PricewaterhouseCoopers (PwC) said in the first interview since the pottery firm went into administration in 2008, they had feared it would be broken up.
It was sold on 24 April for £3.2m to Port Meirion Group in Stoke-on-Trent.
PwC partner Matthew Hammond said he was "delighted" a buyer had been found to secure the 257-year-old firm's future.
Royal Worcester and Spode was founded in 1751 and employed 388 people at sites in Stoke-on-Trent, Lymdale and Worcester.
'Outright sale'
It went into administration in November 2008, which PWC said was partly due to the economic downturn and partly due to a change in customers' taste in chinaware.
About 300 people have been made redundant since November and only four shops and a warehouse in Lymedale Business Park, in Newcastle-under-Lyme, are still trading, although there are plans to close these when the last of the stock has been sold.
Mr Hammond said an outright sale of Royal Worcester and Spode had always been their preferred solution, to secure the historic firm's future.

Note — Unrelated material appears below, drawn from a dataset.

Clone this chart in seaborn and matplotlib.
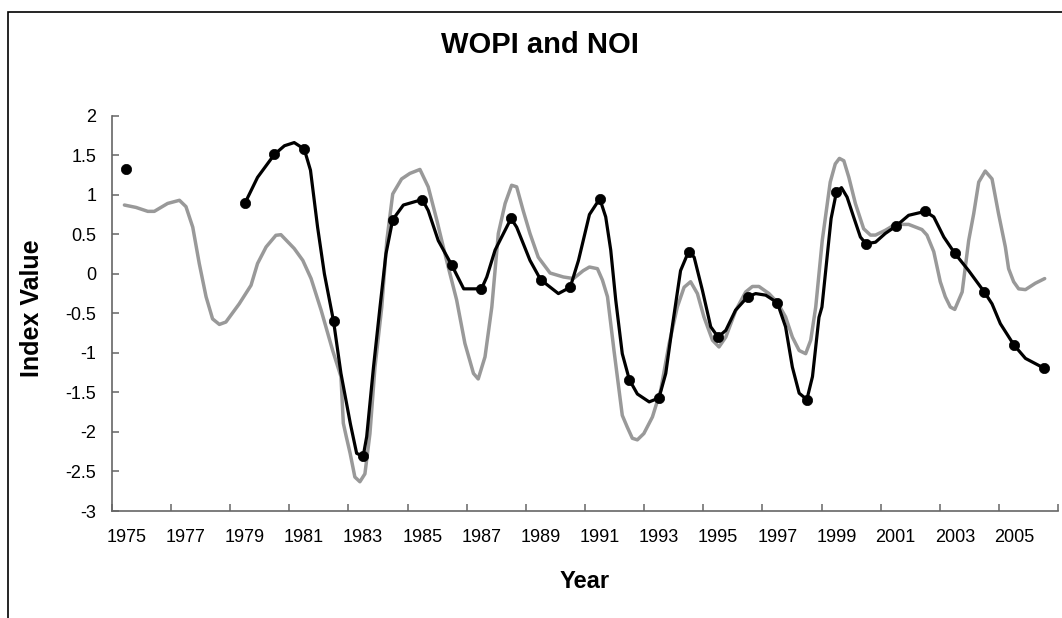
import numpy as np
import pandas as pd
import matplotlib
matplotlib.use("Agg")
import matplotlib.pyplot as plt
import seaborn as sns
from matplotlib.patches import Rectangle

# ---------------- data ----------------
# NOI (gray, sub-annual series) : decimal year, value
noi_time = [1975.43, 1975.82, 1976.22, 1976.44, 1976.89, 1977.29, 1977.51, 1977.74, 1977.96,
            1978.19, 1978.41, 1978.64, 1978.86, 1979.31, 1979.71, 1979.93, 1980.22, 1980.55,
            1980.72, 1981.17, 1981.46, 1981.74, 1982.08, 1982.47, 1982.75, 1982.83, 1982.93,
            1983.06, 1983.22, 1983.39, 1983.56, 1983.73, 1983.90, 1984.13, 1984.30, 1984.50,
            1984.80, 1985.08, 1985.42, 1985.70, 1985.99, 1986.32, 1986.66, 1986.94, 1987.23,
            1987.39, 1987.62, 1987.85, 1988.07, 1988.30, 1988.52, 1988.69, 1988.91, 1989.14,
            1989.42, 1989.82, 1990.27, 1990.61, 1990.94, 1991.15, 1991.42, 1991.59, 1991.76,
            1991.98, 1992.26, 1992.43, 1992.60, 1992.77, 1992.99, 1993.28, 1993.56, 1993.84,
            1994.12, 1994.35, 1994.57, 1994.80, 1995.02, 1995.31, 1995.53, 1995.76, 1996.10,
            1996.43, 1996.66, 1996.88, 1997.22, 1997.50, 1997.78, 1998.01, 1998.24, 1998.46,
            1998.63, 1998.80, 1999.02, 1999.29, 1999.46, 1999.60, 1999.75, 1999.92, 2000.14,
            2000.42, 2000.65, 2000.82, 2001.15, 2001.49, 2001.94, 2002.39, 2002.56, 2002.79,
            2003.01, 2003.18, 2003.35, 2003.50, 2003.75, 2003.97, 2004.14, 2004.31, 2004.53,
            2004.76, 2004.98, 2005.21, 2005.32, 2005.49, 2005.66, 2005.89, 2006.22, 2006.54]
noi_value = [0.87, 0.84, 0.79, 0.79, 0.89, 0.93, 0.85, 0.59, 0.13,
             -0.29, -0.57, -0.64, -0.61, -0.38, -0.145, 0.13, 0.34, 0.487,
             0.495, 0.32, 0.17, -0.06, -0.46, -0.97, -1.30, -1.89, -2.06,
             -2.27, -2.57, -2.63, -2.53, -2.02, -1.18, -0.42, 0.42, 1.01,
             1.20, 1.27, 1.32, 1.10, 0.68, 0.17, -0.33, -0.88, -1.26,
             -1.33, -1.05, -0.42, 0.51, 0.89, 1.12, 1.10, 0.80, 0.51,
             0.21, 0.01, -0.04, -0.06, 0.04, 0.086, 0.065, -0.08, -0.29,
             -0.97, -1.79, -1.94, -2.08, -2.10, -2.02, -1.81, -1.47, -0.89,
             -0.42, -0.17, -0.10, -0.25, -0.545, -0.84, -0.925, -0.80, -0.46,
             -0.23, -0.16, -0.16, -0.25, -0.36, -0.545, -0.80, -0.97, -1.01,
             -0.84, -0.42, 0.42, 1.16, 1.39, 1.46, 1.43, 1.22, 0.89,
             0.57, 0.49, 0.49, 0.55, 0.625, 0.625, 0.56, 0.49, 0.28,
             -0.10, -0.29, -0.42, -0.45, -0.23, 0.42, 0.76, 1.16, 1.30,
             1.20, 0.76, 0.34, 0.065, -0.10, -0.19, -0.20, -0.12, -0.06]

# WOPI smoothed line (black) : decimal year, value
wopi_line_time = [1979.5, 1979.93, 1980.5, 1980.84, 1981.17, 1981.5, 1981.57, 1981.72, 1981.96,
                  1982.19, 1982.5, 1982.75, 1983.07, 1983.28, 1983.5, 1983.62, 1983.85, 1984.07,
                  1984.27, 1984.5, 1984.86, 1985.5, 1985.70, 1986.04, 1986.5, 1986.9, 1987.5,
                  1987.68, 1987.96, 1988.5, 1988.69, 1989.14, 1989.5, 1990.1, 1990.5, 1990.78,
                  1991.15, 1991.5, 1991.70, 1991.87, 1992.04, 1992.26, 1992.5, 1992.77, 1993.17,
                  1993.5, 1993.73, 1993.95, 1994.23, 1994.5, 1994.69, 1994.97, 1995.25, 1995.5,
                  1995.76, 1996.09, 1996.5, 1996.77, 1997.11, 1997.5, 1997.78, 1998.01, 1998.24,
                  1998.5, 1998.69, 1998.91, 1999.01, 1999.25, 1999.32, 1999.5, 1999.67, 1999.86,
                  2000.08, 2000.31, 2000.5, 2000.82, 2001.15, 2001.5, 2001.94, 2002.5, 2002.79,
                  2003.13, 2003.5, 2003.97, 2004.5, 2004.76, 2005.04, 2005.5, 2005.89, 2006.5]
wopi_line_value = [0.89, 1.22, 1.51, 1.62, 1.66, 1.58, 1.50, 1.31, 0.59,
                   0.0, -0.60, -1.26, -1.90, -2.27, -2.31, -2.06, -1.18, -0.42,
                   0.25, 0.685, 0.87, 0.94, 0.80, 0.42, 0.107, -0.19, -0.19,
                   -0.04, 0.30, 0.70, 0.59, 0.17, -0.074, -0.25, -0.17, 0.17,
                   0.75, 0.95, 0.72, 0.30, -0.335, -1.01, -1.34, -1.52, -1.62,
                   -1.57, -1.26, -0.67, 0.04, 0.28, 0.21, -0.21, -0.67, -0.80,
                   -0.715, -0.46, -0.29, -0.25, -0.27, -0.365, -0.67, -1.18, -1.51,
                   -1.59, -1.30, -0.55, -0.42, 0.45, 0.70, 1.035, 1.09, 0.97,
                   0.72, 0.465, 0.38, 0.40, 0.51, 0.60, 0.74, 0.79, 0.72,
                   0.465, 0.26, 0.04, -0.23, -0.38, -0.63, -0.90, -1.07, -1.19]

# WOPI annual values (markers)
wopi_years = list(range(1975, 2007))
wopi_values = [1.33, np.nan, np.nan, np.nan, 0.89, 1.51, 1.58, -0.60, -2.31, 0.685,
               0.94, 0.107, -0.19, 0.70, -0.074, -0.17, 0.95, -1.34, -1.57, 0.28,
               -0.80, -0.29, -0.365, -1.59, 1.035, 0.38, 0.60, 0.79, 0.26, -0.23,
               -0.90, -1.19]

tick_years = list(range(1975, 2008, 2))
label_years = list(range(1975, 2006, 2))
y_ticks = [-3, -2.5, -2, -1.5, -1, -0.5, 0, 0.5, 1, 1.5, 2]

# ---------------- plot ----------------
sns.set_style("white")
plt.rcParams['font.family'] = ['Liberation Sans', 'DejaVu Sans']
plt.rcParams['text.color'] = 'black'
plt.rcParams['axes.labelcolor'] = 'black'

W, H = 1062, 618
fig = plt.figure(figsize=(W / 100, H / 100), dpi=100)
left, right, top, bottom = 111.7, 1058.3, 115.7, 511.0
ax = fig.add_axes([left / W, 1 - bottom / H, (right - left) / W, (bottom - top) / H])

sns.lineplot(x=noi_time, y=noi_value, ax=ax, color='#999999', linewidth=2.5,
             estimator=None, sort=False)
sns.lineplot(x=wopi_line_time, y=wopi_line_value, ax=ax, color='black', linewidth=2.3,
             estimator=None, sort=False)
marker_df = pd.DataFrame({'pos': [y + 0.5 for y in wopi_years], 'val': wopi_values}).dropna()
sns.scatterplot(data=marker_df, x='pos', y='val', ax=ax, color='black', s=55,
                edgecolor='black', linewidth=0.5, zorder=5)

ax.set_xlim(1975, 2007)
ax.set_ylim(-3, 2)
ax.set_yticks(y_ticks)
ax.set_yticklabels([f"{v:g}" for v in y_ticks])
ax.set_xticks(tick_years)
ax.set_xticklabels([])
ax.set_xticks([y + 0.5 for y in label_years], minor=True)
ax.set_xticklabels([str(y) for y in label_years], minor=True)

axis_col = '#666666'
for s in ['top', 'right']:
    ax.spines[s].set_visible(False)
for s in ['left', 'bottom']:
    ax.spines[s].set_color(axis_col)
    ax.spines[s].set_linewidth(1.2)
ax.tick_params(axis='both', which='major', direction='in', length=5, width=1.1,
               color=axis_col, labelsize=13, labelcolor='black', bottom=True, left=True)
ax.tick_params(axis='y', which='major', pad=11)
ax.tick_params(axis='x', which='minor', length=0, labelsize=13, pad=13,
               labelcolor='black', bottom=True)

ax.set_xlabel("Year", fontsize=17, fontweight='bold', color='black')
ax.xaxis.label.set_verticalalignment('center')
ax.xaxis.set_label_coords(0.4995, (bottom - 581.4) / (bottom - top))
ax.set_ylabel("Index Value", fontsize=18, fontweight='bold', color='black')
ax.yaxis.label.set_verticalalignment('center')
ax.yaxis.set_label_coords((31.7 - left) / (right - left), (bottom - 308.3) / (bottom - top))

ax.set_title("WOPI and NOI", fontsize=21, fontweight='bold', color='black', pad=0,
             x=(540 - left) / (right - left), y=(bottom - 45) / (bottom - top), va='center')

fig.add_artist(Rectangle((8 / W, -0.2), 1.5, 1.2 - 12 / H, transform=fig.transFigure,
                         fill=False, edgecolor='black', linewidth=1.2))

fig.savefig("out.png", dpi=100)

He said: "We were delighted to be able to conclude a very long-running sale process and in particular to secure the future of the Royal Worcester and Spode brands, designs and heritage, particularly to a local company."
Portmeirion Group has acquired the trade names of Royal Worcester and Spode, and said it planned to reinvigorate some of the best known pattern ranges such as the Blue Italian, Christmas Tree and Evesham designs.